Publicly-Detectable Watermarking for Language Models
Jaiden Fairoze, Sanjam Garg, Somesh Jha, Saeed Mahloujifar, Mohammad Mahmoody, Mingyuan Wang
TL;DR
The paper addresses the challenge of publicly verifiable provenance for AI-generated text by proposing a publicly-detectable watermarking scheme with cryptographic guarantees. It embeds a message-signature pair into LM output using rejection sampling, signing, and error-correcting codes to tolerate entropy dips, while enabling detection via a public key without access to model weights. The authors formalize completeness, soundness, robustness, and distortion-freeness, prove security under a random oracle model, and provide extensive empirical evaluation showing distortion-freeness and practical runtime characteristics.

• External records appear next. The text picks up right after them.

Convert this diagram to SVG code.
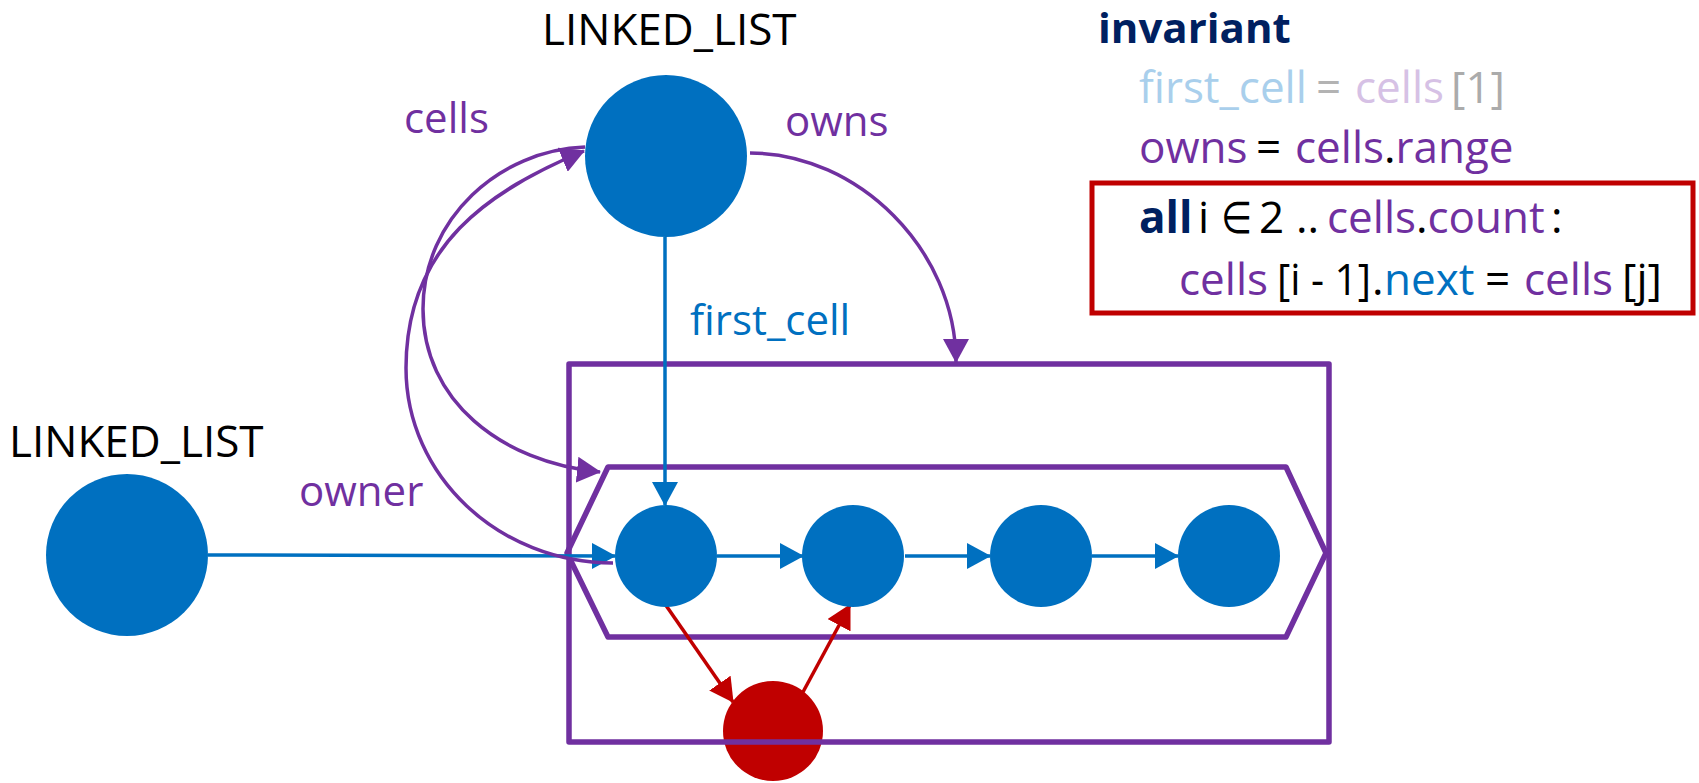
<svg xmlns="http://www.w3.org/2000/svg" width="1699" height="783" viewBox="0 0 1699 783">
<style>
text { font-family: "Open Sans", "Noto Sans", "DejaVu Sans", sans-serif; }
.lbl { font-size: 42px; }
.name { font-size: 44px; fill: #000; }
.inv { font-size: 44px; fill: #000; }
.pu { fill: #7030A0; }
.bl { fill: #0070C0; }
.nv { fill: #002060; font-weight: bold; }
.node { fill: #0070C0; }
.cb { fill: none; stroke: #0070C0; stroke-width: 3.5; }
.cp { fill: none; stroke: #7030A0; stroke-width: 3.5; }
.cr { fill: none; stroke: #C00000; stroke-width: 3.5; }
.box { fill: none; stroke: #7030A0; stroke-width: 5.5; stroke-linejoin: round; }
</style>
<defs>
<marker id="ab" viewBox="0 0 24 26" refX="23" refY="13" markerWidth="24" markerHeight="26" markerUnits="userSpaceOnUse" orient="auto"><path d="M0,0 L24,13 L0,26 z" fill="#0070C0"/></marker>
<marker id="ap" viewBox="0 0 24 26" refX="23" refY="13" markerWidth="24" markerHeight="26" markerUnits="userSpaceOnUse" orient="auto"><path d="M0,0 L24,13 L0,26 z" fill="#7030A0"/></marker>
<marker id="ar" viewBox="0 0 24 26" refX="23" refY="13" markerWidth="24" markerHeight="26" markerUnits="userSpaceOnUse" orient="auto"><path d="M0,0 L24,13 L0,26 z" fill="#C00000"/></marker>
</defs>

<g id="cell-new"><circle cx="773" cy="731" r="50" fill="#C00000"/></g>

<g id="set-owns"><rect class="box" x="569" y="364" width="760" height="378"/></g>

<g id="array-cells"><polygon class="box" points="608,467 1286,467 1326,553 1286,637 608,637 567,553"/></g>

<g id="connectors">
  <path class="cb" d="M208,555 L615,556" marker-end="url(#ab)"/>
  <path class="cb" d="M665,237 L665,505" marker-end="url(#ab)"/>
  <path class="cb" d="M717,556 L803,556" marker-end="url(#ab)"/>
  <path class="cb" d="M905,556 L990,556" marker-end="url(#ab)"/>
  <path class="cb" d="M1092,556 L1178,556" marker-end="url(#ab)"/>
  <path class="cp" d="M585,147 C500,150 423,218 423,309 C423,400 500,462 600,472" marker-end="url(#ap)"/>
  <path class="cp" d="M613,563 C499,563 406,476 406,368 C406,245 490,190 584,151" marker-end="url(#ap)"/>
  <path class="cp" d="M750,153 C858,153 956,250 956,362" marker-end="url(#ap)"/>
  <path class="cr" d="M665,604 L733,702" marker-end="url(#ar)"/>
  <path class="cr" d="M803,692 L850,605" marker-end="url(#ar)"/>
</g>

<g id="ll-top">
  <circle class="node" cx="666" cy="156" r="81"/>
  <text class="name" x="542" y="45">LINKED_LIST</text>
</g>
<g id="ll-left">
  <circle class="node" cx="127" cy="555" r="81"/>
  <text class="name" x="9" y="457">LINKED_LIST</text>
</g>
<g id="cell-1"><circle class="node" cx="666" cy="556" r="51"/></g>
<g id="cell-2"><circle class="node" cx="853" cy="556" r="51"/></g>
<g id="cell-3"><circle class="node" cx="1041" cy="556" r="51"/></g>
<g id="cell-4"><circle class="node" cx="1229" cy="556" r="51"/></g>

<g id="labels">
  <text class="lbl pu" x="404" y="133">cells</text>
  <text class="lbl pu" x="785" y="136">owns</text>
  <text class="lbl bl" x="690" y="335">first_cell</text>
  <text class="lbl pu" x="299" y="506">owner</text>
</g>

<g id="invariant">
  <text class="nv" x="1098" y="43" style="font-size:42px">invariant</text>
  <text class="inv" y="103"><tspan x="1139" fill="#A9CFEC">first_cell</tspan><tspan x="1316" fill="#B3B3B3">=</tspan><tspan x="1355" fill="#D6C1E5">cells</tspan><tspan x="1451" fill="#ABABAB">[1]</tspan></text>
  <text class="inv" y="163"><tspan x="1139" class="pu">owns</tspan><tspan x="1256">=</tspan><tspan x="1295" class="pu">cells</tspan><tspan>.</tspan><tspan class="pu">range</tspan></text>
  <rect x="1092" y="183" width="601" height="130" fill="none" stroke="#C00000" stroke-width="5"/>
  <text class="inv" y="233"><tspan x="1139" class="nv">all</tspan><tspan x="1198">i</tspan></text>
  <text class="inv" x="1221" y="233" textLength="31" lengthAdjust="spacingAndGlyphs">∈</text>
  <text class="inv" y="233"><tspan x="1259">2</tspan><tspan x="1296">..</tspan><tspan x="1327" class="pu">cells</tspan><tspan>.</tspan><tspan class="pu">count</tspan><tspan x="1551">:</tspan></text>
  <text class="inv pu" x="1179" y="295">cells</text>
  <text class="inv" x="1277" y="295" textLength="94" lengthAdjust="spacingAndGlyphs">[i - 1]</text>
  <text class="inv" y="295"><tspan x="1372">.</tspan><tspan x="1384" class="bl">next</tspan><tspan x="1485">=</tspan><tspan x="1524" class="pu">cells</tspan><tspan x="1622">[j]</tspan></text>
</g>
</svg>
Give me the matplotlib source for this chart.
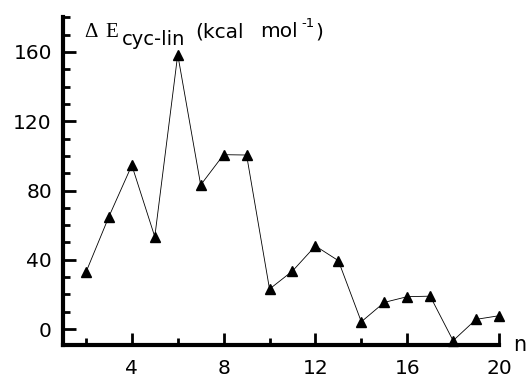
import matplotlib
matplotlib.use("Agg")
import matplotlib.pyplot as plt
from matplotlib.ticker import MultipleLocator

# --- data ---
n = [2, 3, 4, 5, 6, 7, 8, 9, 10, 11, 12, 13, 14, 15, 16, 17, 18, 19, 20]
dE = [32.8, 64.9, 94.6, 53.3, 158.5, 83.2, 100.7, 100.5, 23.1, 33.5,
      48.0, 39.5, 4.2, 15.4, 18.7, 19.0, -6.7, 5.6, 7.7]
x_ticks = [4, 8, 12, 16, 20]
y_ticks = [0, 40, 80, 120, 160]

W, H = 527, 383
fig = plt.figure(figsize=(W / 100, H / 100), dpi=100)
ax = fig.add_axes([63 / W, 1 - 345 / H, (499 - 63) / W, (345 - 17) / H])

ax.plot(n, dE, color="black", lw=0.6, marker="^", ms=7.5,
        mfc="black", mec="black", clip_on=False, zorder=3)

ax.set_xlim(1, 20)
ax.set_ylim(-9.2, 180.2)

ax.set_xticks(x_ticks)
ax.xaxis.set_minor_locator(MultipleLocator(2))
ax.set_yticks(y_ticks)
ax.yaxis.set_minor_locator(MultipleLocator(10))

for s in ["top", "right"]:
    ax.spines[s].set_visible(False)
for s in ["left", "bottom"]:
    ax.spines[s].set_linewidth(3)

ax.tick_params(which="major", direction="in", length=9, width=2, labelsize=14.5)
ax.tick_params(which="minor", direction="in", length=5, width=2)
ax.tick_params(axis="y", which="major", pad=8)
ax.tick_params(axis="x", which="major", pad=10)

# axis name "n" at the right end of the x axis
ax.text(20.9, -9.2, "n", fontsize=15, ha="center", va="center", clip_on=False)

# y label at the top, built from pieces
def ftxt(x, y, s, **kw):
    fig.text(x / W, 1 - y / H, s, va="baseline", **kw)

ftxt(84, 37, "\u0394", fontsize=15, family="Liberation Serif")
ftxt(105, 37, "E", fontsize=15, family="Liberation Serif")
ftxt(122, 45, "cyc-lin", fontsize=14, family="DejaVu Sans")
ftxt(195, 37, "(kcal", fontsize=14.5, family="DejaVu Sans")
ftxt(260, 37, "mol", fontsize=14.5, family="DejaVu Sans")
ftxt(301, 27, "-1", fontsize=9.5, family="DejaVu Sans")
ftxt(315, 37, ")", fontsize=14.5, family="DejaVu Sans")

plt.savefig("out.png", dpi=100)
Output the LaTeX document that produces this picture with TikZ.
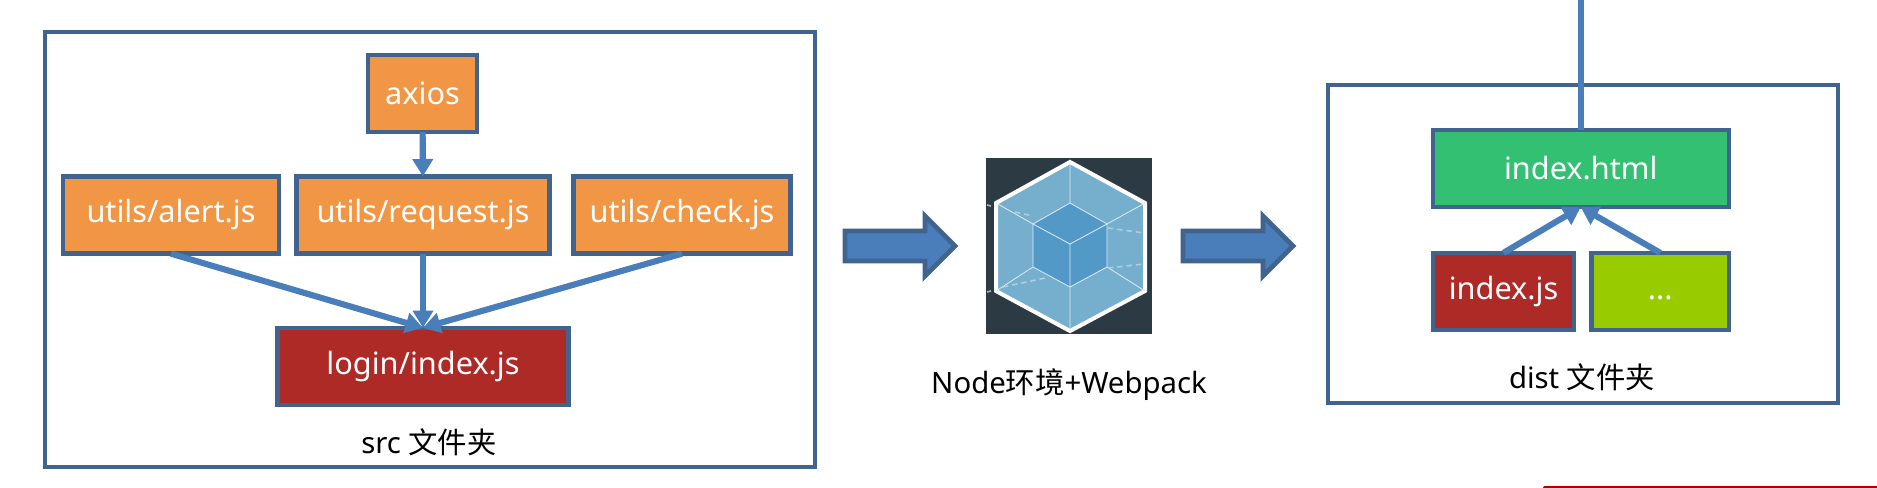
\documentclass[tikz,border=0pt]{standalone}
\usepackage{fontspec}
\setmainfont{Noto Sans}
\newfontfamily\cjk{Noto Sans CJK SC}
\usetikzlibrary{arrows.meta}
\definecolor{frame}{HTML}{41648F}
\definecolor{link}{HTML}{4A7EBB}
\definecolor{orangebox}{HTML}{F19645}
\definecolor{redbox}{HTML}{AE2A26}
\definecolor{greenbox}{HTML}{33C072}
\definecolor{limebox}{HTML}{99CC00}
\definecolor{iconbg}{HTML}{2C3A44}
\definecolor{iconface}{HTML}{75AFCD}
\definecolor{iconcube}{HTML}{5399C8}
\tikzset{
  folder/.style={draw=frame,line width=3pt,outer sep=0pt,inner sep=0pt},
  filebox/.style={draw=frame,line width=3.4pt,outer sep=0pt,inner sep=0pt,text=white,
    minimum height=58pt,font=\fontsize{23}{27}\selectfont},
  caption/.style={inner sep=0pt,text=black,font=\fontsize{22}{26}\selectfont},
  flow/.style={draw=link,line width=4.6pt,-{Triangle[length=13pt,width=15pt]}},
  bigarrow/.style={draw=frame,fill=link,line width=3.6pt,miter limit=10},
}
\begin{document}
\begin{tikzpicture}[x=0.75pt,y=-0.75pt]
\useasboundingbox (0,0) rectangle (1877,488);

\node[folder,minimum width=577.5pt,minimum height=325.5pt] (src) at (429.75,249.5) {};
\node[folder,minimum width=382pt,minimum height=238pt] (dist) at (1583,244) {};

\node[filebox,fill=orangebox,minimum width=82pt] (axios) at (422.5,93.5) {axios};
\node[filebox,fill=orangebox,minimum width=162pt] (alert) at (171,215) {utils/alert.js};
\node[filebox,fill=orangebox,minimum width=189.5pt] (request) at (423,215) {utils/request.js};
\node[filebox,fill=orangebox,minimum width=162.5pt] (check) at (682,215) {utils/check.js};
\node[filebox,fill=redbox,minimum width=218pt] (login) at (423,366.5) {login/index.js};
\node[caption] (srclabel) at (429,442) {src {\cjk 文件夹}};

\node[filebox,fill=greenbox,minimum width=222pt] (html) at (1580.75,168.5) {index.html};
\node[filebox,fill=redbox,minimum width=106pt] (js) at (1503.5,291.5) {index.js};
\node[filebox,fill=limebox,minimum width=103pt] (dots) at (1660.25,291.5) {...\vphantom{index.js}};
\node[caption] (distlabel) at (1582,377) {dist {\cjk 文件夹}};
\coordinate (exit) at (1580.75,0);

\draw[flow] (axios) -- (request);
\draw[flow] (alert.south) -- (login.north);
\draw[flow] (request) -- (login);
\draw[flow] (check.south) -- (login.north);
\draw[flow] (js.north) -- (html.south);
\draw[flow] (dots.north) -- (html.south);
\draw[draw=link,line width=4.6pt] (html.north) -- (exit);

\foreach \ax in {0,338}
  \draw[bigarrow,xshift=\ax*0.75pt] (845,231) -- (925,231) -- (925,216) -- (955,246) -- (925,276) -- (925,261) -- (845,261) -- cycle;

% webpack icon
\fill[iconbg] (986,158) rectangle (1152,334);
\draw[white,line width=3pt,fill=iconface] (1070,162) -- (1145,203) -- (1145,291) -- (1070,331) -- (996,291) -- (996,203) -- cycle;
\fill[iconcube] (1070,203) -- (1107,224) -- (1107,267) -- (1070,287) -- (1033,267) -- (1033,224) -- cycle;
\draw[white!75!iconface,line width=0.6pt] (1070,162) -- (1070,203) (1145,203) -- (1107,224) (1145,291) -- (1107,267) (1070,331) -- (1070,287) (996,291) -- (1033,267) (996,203) -- (1033,224);
\draw[white!75!iconface,line width=0.6pt] (1070,203) -- (1107,224) -- (1107,267) -- (1070,287) -- (1033,267) -- (1033,224) -- cycle;
\draw[white!75!iconface,line width=0.6pt] (1033,224) -- (1070,244) -- (1107,224) (1070,244) -- (1070,287);
\draw[white!40!iconface,line width=1.2pt,dash pattern=on 4pt off 3pt] (1015,212) -- (1033,216) (1108,228) -- (1144,233) (1108,268) -- (1144,264) (1003,287) -- (1045,278);
\draw[white!60!iconbg,line width=1.2pt] (987,205) -- (991,206) (987,292) -- (991,291);
\node[caption] (webpacklabel) at (1069,385) {Node{\cjk 环境}+Webpack};

\fill[red!70!black,rounded corners=1.5pt] (1543,490) -- (1543,486) -- (1880,486) -- (1880,490) -- cycle;
\end{tikzpicture}
\end{document}
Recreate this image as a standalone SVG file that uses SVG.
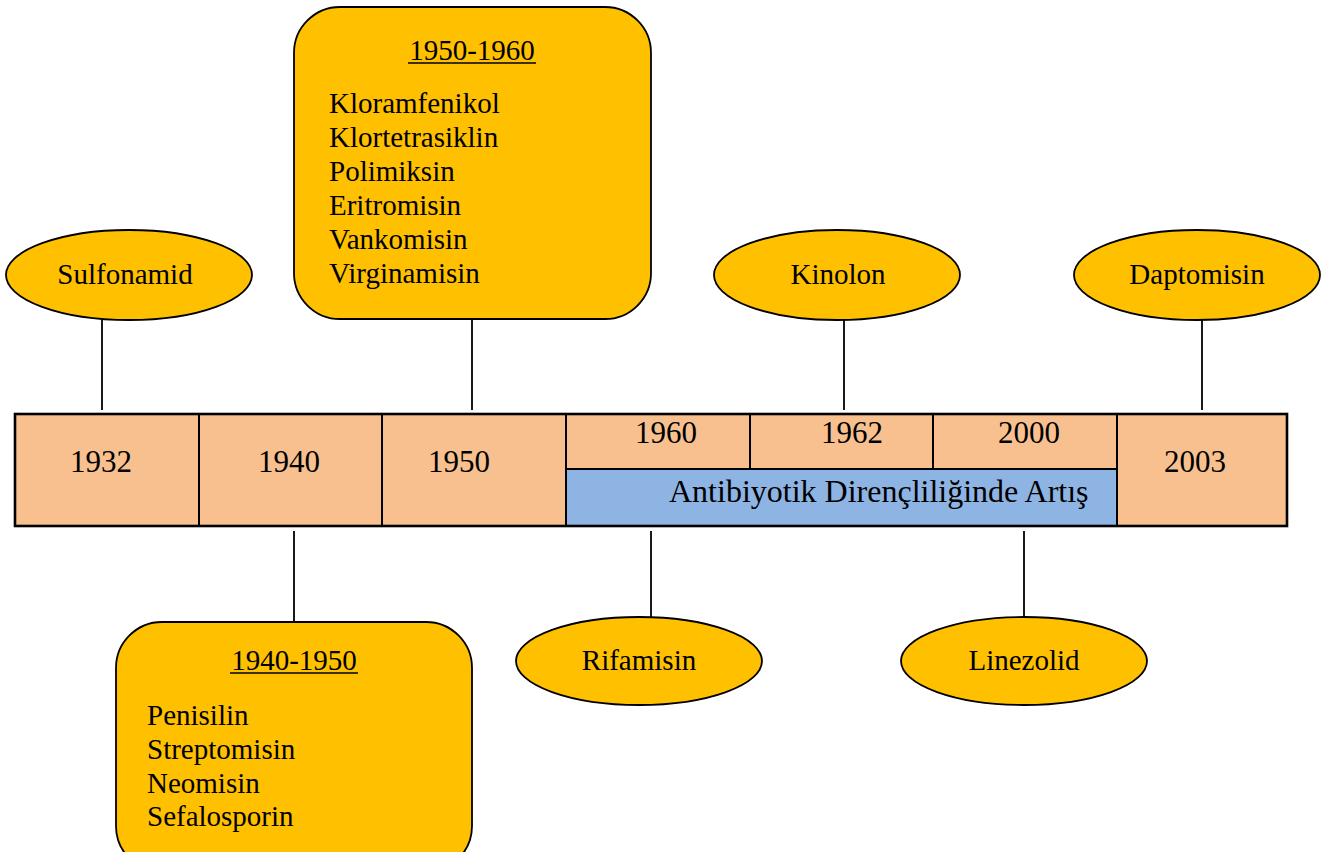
<svg xmlns="http://www.w3.org/2000/svg" width="1328" height="852" viewBox="0 0 1328 852">
<style>
text{font-family:"Liberation Serif","Times New Roman",serif;fill:#000}
.lbl{font-size:29px}
.yr{font-size:31px;text-anchor:middle}
.c{text-anchor:middle}
.gold{fill:#FFC000;stroke:#000;stroke-width:1.8}
.peach{fill:#F8C08F;stroke:#000;stroke-width:2}
.blue{fill:#8EB4E3;stroke:#000;stroke-width:2}
.conn line{stroke:#000;stroke-width:1.8}
</style>
<rect width="1328" height="852" fill="#fff"/>
<g class="conn" id="connectors">
<line x1="102" y1="320" x2="102" y2="410"/>
<line x1="472" y1="319" x2="472" y2="410"/>
<line x1="844" y1="320" x2="844" y2="410"/>
<line x1="1202" y1="320" x2="1202" y2="410"/>
<line x1="294" y1="531" x2="294" y2="622"/>
<line x1="651" y1="531" x2="651" y2="617"/>
<line x1="1024" y1="531" x2="1024" y2="617"/>
</g>
<g id="timeline">
<rect class="peach" x="15" y="414" width="184" height="112"/>
<rect class="peach" x="199" y="414" width="183" height="112"/>
<rect class="peach" x="382" y="414" width="184" height="112"/>
<rect class="peach" x="566" y="414" width="184" height="55"/>
<rect class="peach" x="750" y="414" width="183" height="55"/>
<rect class="peach" x="933" y="414" width="184" height="55"/>
<rect class="blue" x="566" y="469" width="551" height="57"/>
<rect class="peach" x="1117" y="414" width="170" height="112"/>
<rect x="15" y="414" width="1272" height="112" fill="none" stroke="#000" stroke-width="2.6"/>
<text class="yr" x="101" y="472">1932</text>
<text class="yr" x="289" y="472">1940</text>
<text class="yr" x="459" y="472">1950</text>
<text class="yr" x="666" y="443">1960</text>
<text class="yr" x="852" y="443">1962</text>
<text class="yr" x="1029" y="443">2000</text>
<text class="yr" x="1195" y="472">2003</text>
<text x="669" y="502" font-size="32">Antibiyotik Dirençliliğinde Artış</text>
</g>
<g id="sulfonamid">
<ellipse class="gold" cx="129" cy="275" rx="123" ry="45"/>
<text class="lbl c" x="125" y="284">Sulfonamid</text>
</g>
<g id="box1950">
<rect class="gold" x="294" y="7" width="357" height="312" rx="46" ry="46"/>
<text class="lbl c" x="472" y="60">1950-1960</text>
<line x1="408" y1="63" x2="536" y2="63" stroke="#000" stroke-width="1.6"/>
<text class="lbl" x="329" y="113">Kloramfenikol</text>
<text class="lbl" x="329" y="147">Klortetrasiklin</text>
<text class="lbl" x="329" y="181">Polimiksin</text>
<text class="lbl" x="329" y="215">Eritromisin</text>
<text class="lbl" x="329" y="249">Vankomisin</text>
<text class="lbl" x="329" y="283">Virginamisin</text>
</g>
<g id="kinolon">
<ellipse class="gold" cx="837" cy="275" rx="123" ry="45"/>
<text class="lbl c" x="838" y="284">Kinolon</text>
</g>
<g id="daptomisin">
<ellipse class="gold" cx="1197" cy="275" rx="123" ry="45"/>
<text class="lbl c" x="1197" y="284">Daptomisin</text>
</g>
<g id="box1940">
<rect class="gold" x="116" y="622" width="356" height="250" rx="46" ry="46"/>
<text class="lbl c" x="294" y="670">1940-1950</text>
<line x1="230" y1="673" x2="358" y2="673" stroke="#000" stroke-width="1.6"/>
<text class="lbl" x="147" y="725">Penisilin</text>
<text class="lbl" x="147" y="759">Streptomisin</text>
<text class="lbl" x="147" y="793">Neomisin</text>
<text class="lbl" x="147" y="826">Sefalosporin</text>
</g>
<g id="rifamisin">
<ellipse class="gold" cx="639" cy="661" rx="123" ry="44"/>
<text class="lbl c" x="639" y="670">Rifamisin</text>
</g>
<g id="linezolid">
<ellipse class="gold" cx="1024" cy="661" rx="123" ry="44"/>
<text class="lbl c" x="1024" y="670">Linezolid</text>
</g>
</svg>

The work advances practical content-authentication for long-form generation and enables outsourcing of watermark detection, with clear limitations on embedding density and robustness that motivate future research.
Abstract
We present a publicly-detectable watermarking scheme for LMs: the detection algorithm contains no secret information, and it is executable by anyone. We embed a publicly-verifiable cryptographic signature into LM output using rejection sampling and prove that this produces unforgeable and distortion-free (i.e., undetectable without access to the public key) text output. We make use of error-correction to overcome periods of low entropy, a barrier for all prior watermarking schemes. We implement our scheme and find that our formal claims are met in practice.